The Milk Bottle Episode.
About the year 1940, when Reiss Dairy was located in a frame building at 523 East Malone Avenue in Sikeston, processed milk products were packaged in glass - that is all products except butter which was packaged in folded cardboard one pound cartons.
Reiss Dairy packaged processed milk in three sizes of cartons - 1/2 pint, pint and quart sizes. The bottles were purchased in shipments, when needed by the truckloads from glass bottle manufacturers. I can remember only two manufacturers - Owens-Illinois Glass and Liberty Glass Co. All manufacturers would apply sizes and the Dairy tradename on the bottle. We selected red as the color of this application. The name was more or less permanent, depending on the caustic washing material used and the wear and tear of constant use. One of the manufacturers told us we could place an advertising message on the opposite side of the bottle so here is where the applied verses began.

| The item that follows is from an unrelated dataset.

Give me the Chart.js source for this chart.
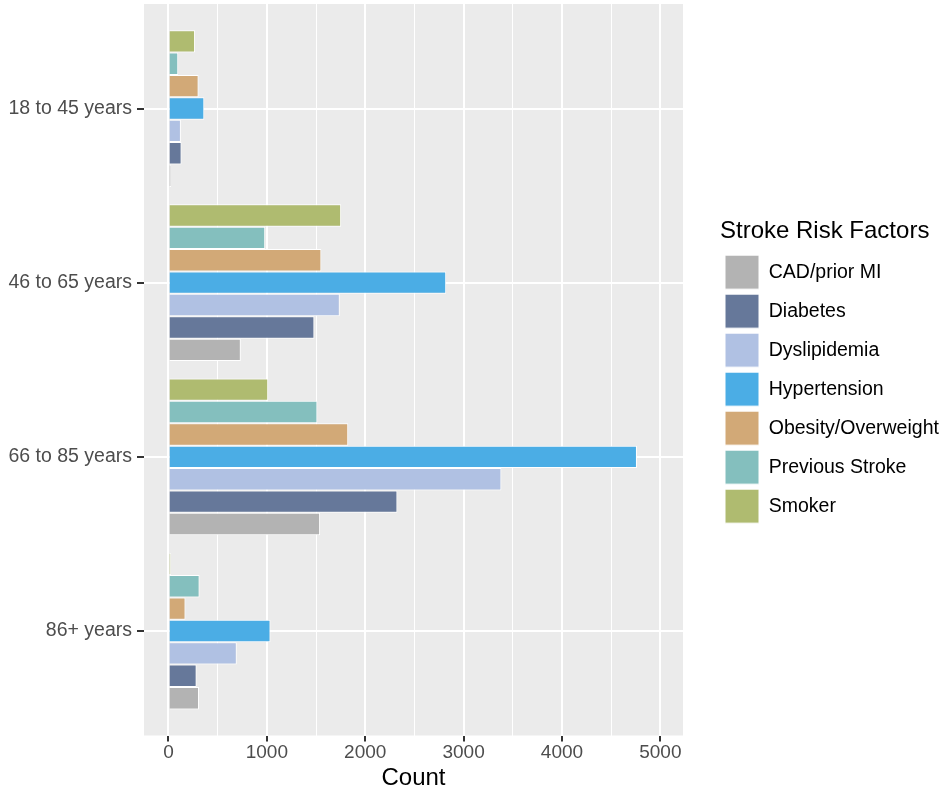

We decided we would ask our customers to help us advertise Reiss Dairy products. We placed a paid advertisement in the twice a week Sikeston Standard. We placed this advertisement only once, at a probable cost of less than $10. The size of the advertisement was two columns by eight includes for the single insertion. The advertisement read something like this:
Do you like to doodle
or write ditties?
Write your choice and bring it to the Reiss Dairy Office.
When you see your work
placed on a Reiss Dairy Milk Bottle
Bring the bottle to our Reiss Dairy Office
and collect $1.00 cash.
Reiss Dairy
523 East Malone Avenue
Sikeston, Missouri
This advertisement brought very slow results, but gradually interest increased and poems came in - in large numbers. As we placed ordered for new bottles, the poems were changed and new poems were selected.
We kept this program in effect until we changed milk packaging from glass to paper, which was in 1949, when we were in our new building at 526 S. Main Street in Sikeston.
I have no idea how many verses we received, but the ladies working in our office really enjoyed making the selections of verses when new orders for milk bottles were placed. They placed all verses as received in a big box and stored in a safe place.
When we began packaging milk in paper, we had milk bottles to destroy. We hauled milk bottles to the trash heap - truckloads of them. One lady told us that Reiss Dairy milk bottles are now valued at $150 on the Internet.